----- SOURCE MATERIAL

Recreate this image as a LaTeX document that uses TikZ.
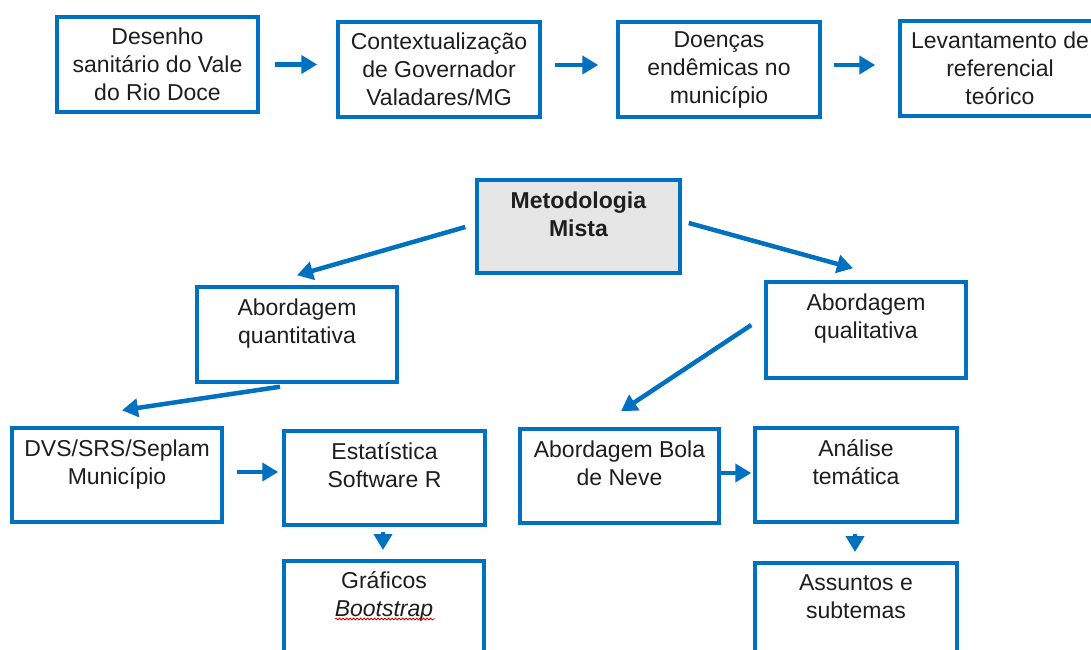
\documentclass[tikz,border=0pt]{standalone}
\usepackage{fontspec}
\setmainfont{Liberation Sans}
\usetikzlibrary{arrows.meta,calc,decorations.pathmorphing}
\definecolor{bl}{RGB}{0,112,192}
\definecolor{gr}{RGB}{230,230,230}
\definecolor{tx}{RGB}{30,30,30}
\newcommand{\tbox}[3]{\parbox[c][#2][t]{#1}{\centering\rule{0pt}{28pt}#3}}
\tikzset{
  box/.style={draw=bl, line width=3.5pt, inner sep=0pt, fill=white, text=tx,
    font=\fontsize{23}{28}\selectfont},
  topbox/.style={box, align=center, minimum width=201pt, minimum height=95pt},
  arr/.style={draw=bl, line width=4.5pt, -{Triangle[length=16pt,width=18pt]}},
  squig/.style={draw=red!85!black, line width=0.8pt,
    decorate, decoration={snake, amplitude=0.9pt, segment length=3.5pt}}
}
\begin{document}
\begin{tikzpicture}[x=1pt,y=-1pt]
\useasboundingbox (0,0) rectangle (1091,649);
\clip (0,0) rectangle (1091,649);
\fill[white] (0,0) rectangle (1091,649);

% top row
\node[topbox] (d1) at (157.5,64.5) {Desenho\\sanitário do Vale\\do Rio Doce};
\node[topbox, minimum width=202pt] (d2) at (439,69.5) {Contextualização\\de Governador\\Valadares/MG};
\node[topbox, minimum width=202pt] (d3) at (719,69.5) {Doenças\\endêmicas no\\município};
\node[topbox, minimum width=200pt] (d4) at (1000,68.5) {Levantamento de\\referencial\\teórico};

% middle
\node[box, fill=gr] (m) at (578.5,226.5) {\tbox{203pt}{93pt}{\textbf{Metodologia}\\\textbf{Mista}}};
\node[box] (q) at (297,334.5) {\tbox{200pt}{95pt}{Abordagem\\quantitativa}};
\node[box] (ql) at (866,330) {\tbox{200pt}{96pt}{Abordagem\\qualitativa}};

% bottom
\node[box] (dvs) at (117,475) {\tbox{210pt}{94pt}{DVS/SRS/Seplam\\Município}};
\node[box] (est) at (384.5,478) {\tbox{201pt}{94pt}{Estatística\\Software R}};
\node[box] (bola) at (619.5,476) {\tbox{199pt}{94pt}{Abordagem Bola\\de Neve}};
\node[box] (an) at (856,475) {\tbox{202pt}{94pt}{Análise\\temática}};
\node[box, anchor=north] (gra) at (384,559) {\tbox{200pt}{95pt}{Gráficos\\\textit{Bootstrap}}};
\node[box, anchor=north] (ass) at (856,561) {\tbox{202pt}{95pt}{Assuntos e\\subtemas}};

% spell-check underline
\coordinate (sq1) at ($(gra.north)+(-49,60)$);
\coordinate (sq2) at ($(gra.north)+(51,60)$);
\draw[squig] (sq1) -- (sq2);

% arrows
\draw[arr] ($(d1.east)+(15,0)$) -- ($(d1.east -| d2.west)+(-19,0)$);
\draw[arr] ($(d2.east)+(13,-4.5)$) -- ($(d3.west)+(-18,-4.5)$);
\draw[arr] ($(d3.east)+(12,-4.5)$) -- ($(d4.west)+(-23,-3.5)$);
\draw[arr] ($(m.west)+(-10,0.5)$) -- ($(q.north)+(0,-10)$);
\draw[arr] ($(m.east)+(7,-3.5)$) -- ($(ql.north)+(-13,-12)$);
\draw[arr] ($(q.south)+(-17,3)$) -- ($(dvs.north)+(5,-16)$);
\draw[arr] ($(ql.west)+(-13,-5)$) -- ($(bola.north)+(1.5,-16)$);
\draw[arr] ($(dvs.east)+(13,-3)$) -- ($(est.west)+(-4,-6)$);
\draw[arr] ($(bola.east)+(0,-3)$) -- ($(an.west)+(-2,-2)$);
\draw[arr] ($(est.south)+(-1.5,5)$) -- ($(gra.north)+(-1,-9)$);
\draw[arr] ($(an.south)+(-1,10)$) -- ($(ass.north)+(-1,-9)$);
\end{tikzpicture}
\end{document}
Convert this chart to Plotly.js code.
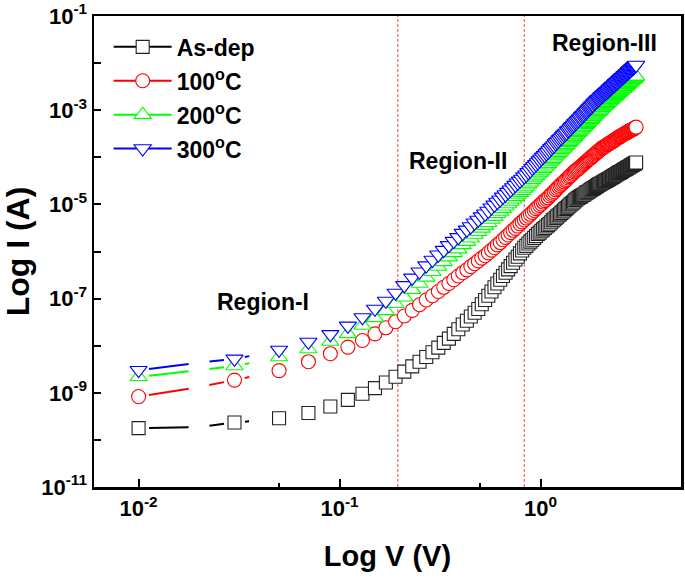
<!DOCTYPE html>
<html><head><meta charset="utf-8">
<script src="https://cdn.plot.ly/plotly-3.0.1.min.js"></script>
<style>html,body{margin:0;padding:0;background:#fff;}#chart{width:685px;height:583px;}</style>
</head><body><div id="chart"></div>
<script>
// Applied voltage (V) at each plotted symbol
const V = [
0.01,0.03,0.05,0.07,0.09,0.11,0.13,0.15,0.17,0.19,
0.21,0.23,0.25,0.27,0.29,0.31,0.33,0.35,0.37,0.39,
0.41,0.43,0.45,0.47,0.49,0.51,0.53,0.55,0.57,0.59,
0.61,0.63,0.65,0.67,0.69,0.71,0.73,0.75,0.77,0.79,
0.81,0.83,0.85,0.87,0.89,0.91,0.93,0.95,0.97,0.99,
1.01,1.03,1.05,1.07,1.09,1.11,1.13,1.15,1.17,1.19,
1.21,1.23,1.25,1.27,1.29,1.31,1.33,1.35,1.37,1.39,
1.41,1.43,1.45,1.47,1.49,1.51,1.53,1.55,1.57,1.59,
1.61,1.63,1.65,1.67,1.69,1.71,1.73,1.75,1.77,1.79,
1.81,1.83,1.85,1.87,1.89,1.91,1.93,1.95,1.97,1.99,
2.01,2.03,2.05,2.07,2.09,2.11,2.13,2.15,2.17,2.19,
2.21,2.23,2.25,2.27,2.29,2.31,2.33,2.35,2.37,2.39,
2.41,2.43,2.45,2.47,2.49,2.51,2.53,2.55,2.57,2.59,
2.61,2.63,2.65,2.67,2.69,2.71,2.73,2.75,2.77,2.79,
2.81,2.83,2.85,2.87,2.89,2.91,2.93,2.95,2.97,2.99];

// log10 of current (A)
const logI_asdep = [
-9.75,-9.63,-9.54,-9.43,-9.29,-9.15,-9.02,-8.90,-8.78,-8.66,
-8.55,-8.44,-8.34,-8.24,-8.14,-8.04,-7.94,-7.85,-7.75,-7.65,
-7.55,-7.47,-7.38,-7.30,-7.22,-7.12,-7.03,-6.94,-6.85,-6.76,
-6.68,-6.60,-6.52,-6.45,-6.38,-6.31,-6.24,-6.17,-6.11,-6.04,
-5.98,-5.92,-5.88,-5.83,-5.79,-5.75,-5.71,-5.67,-5.63,-5.60,
-5.56,-5.53,-5.50,-5.47,-5.44,-5.41,-5.38,-5.34,-5.32,-5.29,
-5.26,-5.23,-5.21,-5.18,-5.15,-5.13,-5.10,-5.08,-5.05,-5.03,
-5.00,-4.98,-4.96,-4.94,-4.91,-4.89,-4.87,-4.86,-4.84,-4.83,
-4.81,-4.80,-4.79,-4.77,-4.75,-4.74,-4.73,-4.71,-4.70,-4.68,
-4.67,-4.66,-4.65,-4.63,-4.62,-4.61,-4.59,-4.58,-4.57,-4.56,
-4.55,-4.54,-4.53,-4.52,-4.51,-4.50,-4.49,-4.48,-4.47,-4.46,
-4.45,-4.44,-4.43,-4.42,-4.41,-4.40,-4.39,-4.38,-4.37,-4.36,
-4.35,-4.34,-4.33,-4.32,-4.32,-4.31,-4.30,-4.29,-4.28,-4.27,
-4.26,-4.25,-4.25,-4.24,-4.23,-4.22,-4.21,-4.21,-4.20,-4.19,
-4.18,-4.17,-4.17,-4.16,-4.15,-4.14,-4.14,-4.13,-4.12,-4.11];

const logI_100C = [
-9.08,-8.73,-8.53,-8.34,-8.17,-8.03,-7.89,-7.75,-7.62,-7.49,
-7.37,-7.25,-7.13,-7.03,-6.94,-6.85,-6.76,-6.68,-6.60,-6.52,
-6.45,-6.39,-6.32,-6.26,-6.20,-6.14,-6.09,-6.03,-5.97,-5.92,
-5.86,-5.81,-5.75,-5.70,-5.65,-5.60,-5.55,-5.51,-5.46,-5.41,
-5.37,-5.33,-5.29,-5.25,-5.21,-5.17,-5.13,-5.09,-5.06,-5.02,
-4.99,-4.95,-4.92,-4.89,-4.86,-4.82,-4.79,-4.76,-4.73,-4.69,
-4.66,-4.63,-4.60,-4.57,-4.55,-4.52,-4.49,-4.47,-4.44,-4.41,
-4.39,-4.36,-4.34,-4.31,-4.29,-4.27,-4.25,-4.23,-4.21,-4.19,
-4.17,-4.15,-4.13,-4.11,-4.09,-4.07,-4.05,-4.03,-4.02,-4.00,
-3.98,-3.96,-3.95,-3.93,-3.91,-3.89,-3.88,-3.86,-3.85,-3.83,
-3.81,-3.80,-3.79,-3.78,-3.77,-3.76,-3.74,-3.73,-3.72,-3.71,
-3.70,-3.69,-3.68,-3.67,-3.66,-3.64,-3.64,-3.63,-3.61,-3.61,
-3.59,-3.58,-3.58,-3.56,-3.56,-3.55,-3.54,-3.53,-3.52,-3.51,
-3.50,-3.50,-3.49,-3.48,-3.47,-3.47,-3.46,-3.45,-3.44,-3.43,
-3.43,-3.42,-3.41,-3.41,-3.40,-3.39,-3.38,-3.38,-3.37,-3.36];

const logI_200C = [
-8.66,-8.43,-8.24,-8.07,-7.91,-7.75,-7.57,-7.41,-7.26,-7.11,
-6.97,-6.81,-6.68,-6.55,-6.43,-6.32,-6.22,-6.12,-6.03,-5.95,
-5.86,-5.79,-5.72,-5.64,-5.58,-5.51,-5.45,-5.39,-5.32,-5.26,
-5.20,-5.15,-5.09,-5.04,-4.99,-4.94,-4.89,-4.84,-4.79,-4.75,
-4.71,-4.66,-4.62,-4.57,-4.53,-4.48,-4.44,-4.40,-4.36,-4.32,
-4.28,-4.24,-4.21,-4.17,-4.14,-4.10,-4.06,-4.03,-4.00,-3.96,
-3.93,-3.90,-3.87,-3.84,-3.81,-3.78,-3.75,-3.73,-3.69,-3.67,
-3.64,-3.61,-3.59,-3.56,-3.53,-3.51,-3.48,-3.46,-3.43,-3.41,
-3.38,-3.36,-3.34,-3.31,-3.29,-3.27,-3.24,-3.22,-3.20,-3.18,
-3.15,-3.14,-3.11,-3.09,-3.07,-3.05,-3.03,-3.02,-3.00,-2.98,
-2.95,-2.94,-2.92,-2.90,-2.89,-2.87,-2.86,-2.84,-2.83,-2.81,
-2.79,-2.78,-2.76,-2.75,-2.73,-2.72,-2.71,-2.69,-2.67,-2.66,
-2.65,-2.63,-2.62,-2.60,-2.59,-2.58,-2.56,-2.55,-2.54,-2.53,
-2.51,-2.50,-2.49,-2.47,-2.46,-2.45,-2.44,-2.42,-2.41,-2.40,
-2.39,-2.37,-2.36,-2.35,-2.34,-2.33,-2.32,-2.30,-2.29,-2.28];

const logI_300C = [
-8.52,-8.28,-8.09,-7.92,-7.76,-7.58,-7.40,-7.22,-7.05,-6.88,
-6.72,-6.56,-6.43,-6.30,-6.18,-6.07,-5.97,-5.87,-5.78,-5.70,
-5.61,-5.54,-5.47,-5.39,-5.33,-5.26,-5.20,-5.14,-5.07,-5.01,
-4.95,-4.90,-4.84,-4.79,-4.74,-4.69,-4.64,-4.59,-4.54,-4.50,
-4.46,-4.41,-4.37,-4.32,-4.28,-4.23,-4.19,-4.15,-4.11,-4.07,
-4.03,-3.99,-3.96,-3.92,-3.89,-3.85,-3.81,-3.78,-3.75,-3.71,
-3.68,-3.65,-3.62,-3.59,-3.56,-3.53,-3.50,-3.48,-3.44,-3.42,
-3.39,-3.36,-3.34,-3.31,-3.28,-3.26,-3.23,-3.21,-3.18,-3.16,
-3.13,-3.11,-3.09,-3.06,-3.04,-3.02,-2.99,-2.97,-2.95,-2.93,
-2.90,-2.89,-2.86,-2.84,-2.82,-2.80,-2.78,-2.77,-2.75,-2.73,
-2.71,-2.70,-2.68,-2.66,-2.65,-2.63,-2.62,-2.60,-2.59,-2.57,
-2.55,-2.54,-2.52,-2.51,-2.49,-2.48,-2.47,-2.45,-2.43,-2.42,
-2.41,-2.39,-2.38,-2.36,-2.35,-2.34,-2.32,-2.31,-2.30,-2.29,
-2.27,-2.26,-2.25,-2.23,-2.22,-2.21,-2.20,-2.18,-2.17,-2.16,
-2.15,-2.13,-2.12,-2.11,-2.10,-2.09,-2.08,-2.06,-2.05,-2.04];

// low-voltage points joined by the connecting line (every 0.01 V)
const lineV = [0.01,0.02,0.03,0.04,0.05];
const lineLogI_asdep = [-9.75,-9.73,-9.63,-9.59,-9.54];
const lineLogI_100C  = [-9.08,-8.88,-8.73,-8.62,-8.53];
const lineLogI_200C  = [-8.66,-8.52,-8.43,-8.33,-8.24];
const lineLogI_300C  = [-8.52,-8.36,-8.28,-8.18,-8.09];

const seriesNames = ['As-dep','100<sup>o</sup>C','200<sup>o</sup>C','300<sup>o</sup>C'];
const regionBoundsV = [0.195, 0.83];
const regionLabels = ['Region-I','Region-II','Region-III'];
const xTickVals = [0.01, 0.1, 1];
const xTickText = ['10<sup>-2</sup>','10<sup>-1</sup>','10<sup>0</sup>'];
const xMinorVals = [0.05, 0.5];
const yLabelExp = [-11,-9,-7,-5,-3,-1];
const yMinorExp = [-10,-8,-6,-4,-2];

// ---------- styling / layout ----------
const W = 685, H = 583;
const M = {l:94, r:4, t:16, b:96};
const XR = [Math.log10(0.006), Math.log10(5)];
const YR = [-11, -1];
const kx = (W - M.l - M.r) / (XR[1] - XR[0]);
const ky = (H - M.t - M.b) / (YR[1] - YR[0]);
const FONT = 'Liberation Sans, Arial, sans-serif';
const colors = ['#000000', '#ff0000', '#00ff00', '#0000ff'];
const symbols = ['square', 'circle', 'triangle-up', 'triangle-down'];
const msize = [13, 14, 15, 15];
const GAP = 10.5;

const pow10 = a => a.map(v => Math.pow(10, v));

// connecting line with a gap around every data point (drawn through the axes' log scale)
function gappedLine(xs, ly) {
  const ox = [], oy = [];
  for (let i = 0; i < xs.length - 1; i++) {
    const lx0 = Math.log10(xs[i]), lx1 = Math.log10(xs[i+1]);
    const y0 = ly[i], y1 = ly[i+1];
    const L = Math.hypot((lx1-lx0)*kx, (y1-y0)*ky);
    if (L <= 2*GAP) continue;
    const t = GAP / L;
    ox.push(Math.pow(10, lx0 + t*(lx1-lx0)), Math.pow(10, lx0 + (1-t)*(lx1-lx0)), null);
    oy.push(Math.pow(10, y0 + t*(y1-y0)), Math.pow(10, y0 + (1-t)*(y1-y0)), null);
  }
  return {x: ox, y: oy};
}

const markerSets = [logI_asdep, logI_100C, logI_200C, logI_300C];
const lineSets = [lineLogI_asdep, lineLogI_100C, lineLogI_200C, lineLogI_300C];
const mline = i => ({color: i === 0 ? '#222' : colors[i], width: 1.1});

const traces = [];
regionBoundsV.forEach(b => traces.push({
  x: [b, b], y: [Math.pow(10, YR[0]), Math.pow(10, YR[1])], mode: 'lines',
  line: {color: 'rgba(230,50,50,0.9)', width: 1, dash: '3px,2px'},
  showlegend: false, hoverinfo: 'skip'
}));
lineSets.forEach((ly, i) => {
  const g = gappedLine(lineV, ly);
  traces.push({x: g.x, y: g.y, mode: 'lines', line: {color: colors[i], width: 2},
    showlegend: false, hoverinfo: 'skip', connectgaps: false});
});
markerSets.forEach((ly, i) => {
  traces.push({x: V, y: pow10(ly), mode: 'markers', showlegend: false,
    marker: {symbol: symbols[i], size: msize[i], color: 'white', line: mline(i)}});
});
seriesNames.forEach((n, i) => {
  traces.push({x: [null], y: [null], mode: 'lines+markers', name: n, legendgroup: 'g'+i,
    line: {color: colors[i], width: 2},
    marker: {symbol: symbols[i], size: msize[i], color: 'white', line: mline(i)}});
});

const tickFont = {family: FONT, size: 22, color: '#000', weight: 'bold'};
const annFont = {family: FONT, size: 23, color: '#000', weight: 'bold'};
const layout = {
  width: W, height: H, margin: M,
  paper_bgcolor: '#fff', plot_bgcolor: '#fff',
  showlegend: true,
  legend: {x: 0.025, y: 0.98, xanchor: 'left', yanchor: 'top', bgcolor: 'rgba(0,0,0,0)',
    font: {family: FONT, size: 23, color: '#000', weight: 'bold'},
    traceorder: 'grouped', tracegroupgap: 1, itemwidth: 58},
  xaxis: {type: 'log', range: XR, showline: true, mirror: true, linewidth: 2.5, linecolor: '#000',
    showgrid: false, zeroline: false, ticks: 'inside', ticklen: 8, tickwidth: 2, tickcolor: '#000',
    tickmode: 'array', tickvals: xTickVals, ticktext: xTickText, tickfont: tickFont,
    minor: {tickmode: 'array', tickvals: xMinorVals, ticks: 'inside', ticklen: 4, tickwidth: 2, tickcolor: '#000', showgrid: false},
    title: {text: 'Log V (V)', font: {family: FONT, size: 29, color: '#000', weight: 'bold'}, standoff: 26}},
  yaxis: {type: 'log', range: YR, showline: true, mirror: true, linewidth: 2.5, linecolor: '#000',
    showgrid: false, zeroline: false, ticks: 'inside', ticklen: 7, tickwidth: 2, tickcolor: '#000',
    tickmode: 'array', tickvals: pow10(yLabelExp),
    ticktext: yLabelExp.map(e => '10<sup>' + e + '</sup>'),
    tickfont: tickFont,
    minor: {tickmode: 'array', tickvals: pow10(yMinorExp), ticks: 'inside', ticklen: 7, tickwidth: 2, tickcolor: '#000', showgrid: false},
    title: {text: 'Log I (A)', font: {family: FONT, size: 32, color: '#000', weight: 'bold'}, standoff: 2}},
  annotations: [
    {x: 0.288, y: 0.393, text: regionLabels[0]},
    {x: 0.620, y: 0.692, text: regionLabels[1]},
    {x: 0.869, y: 0.943, text: regionLabels[2]}
  ].map(a => Object.assign(a, {xref: 'paper', yref: 'paper', xanchor: 'center', yanchor: 'middle',
    showarrow: false, font: annFont}))
};

Plotly.newPlot('chart', traces, layout, {displayModeBar: false, staticPlot: true});
</script>
</body></html>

----------

:: TO BE DONE ::
Copy exactly the lines running from the beginning of the listing through the line that has "minimum width=200pt] (d4)". Drop the pictures.

:: ANSWER IN FULL ::
Recreate this image as a LaTeX document that uses TikZ.
\documentclass[tikz,border=0pt]{standalone}
\usepackage{fontspec}
\setmainfont{Liberation Sans}
\usetikzlibrary{arrows.meta,calc,decorations.pathmorphing}
\definecolor{bl}{RGB}{0,112,192}
\definecolor{gr}{RGB}{230,230,230}
\definecolor{tx}{RGB}{30,30,30}
\newcommand{\tbox}[3]{\parbox[c][#2][t]{#1}{\centering\rule{0pt}{28pt}#3}}
\tikzset{
  box/.style={draw=bl, line width=3.5pt, inner sep=0pt, fill=white, text=tx,
    font=\fontsize{23}{28}\selectfont},
  topbox/.style={box, align=center, minimum width=201pt, minimum height=95pt},
  arr/.style={draw=bl, line width=4.5pt, -{Triangle[length=16pt,width=18pt]}},
  squig/.style={draw=red!85!black, line width=0.8pt,
    decorate, decoration={snake, amplitude=0.9pt, segment length=3.5pt}}
}
\begin{document}
\begin{tikzpicture}[x=1pt,y=-1pt]
\useasboundingbox (0,0) rectangle (1091,649);
\clip (0,0) rectangle (1091,649);
\fill[white] (0,0) rectangle (1091,649);

% top row
\node[topbox] (d1) at (157.5,64.5) {Desenho\\sanitário do Vale\\do Rio Doce};
\node[topbox, minimum width=202pt] (d2) at (439,69.5) {Contextualização\\de Governador\\Valadares/MG};
\node[topbox, minimum width=202pt] (d3) at (719,69.5) {Doenças\\endêmicas no\\município};
\node[topbox, minimum width=200pt] (d4) at (1000,68.5) {Levantamento de\\referencial\\teórico};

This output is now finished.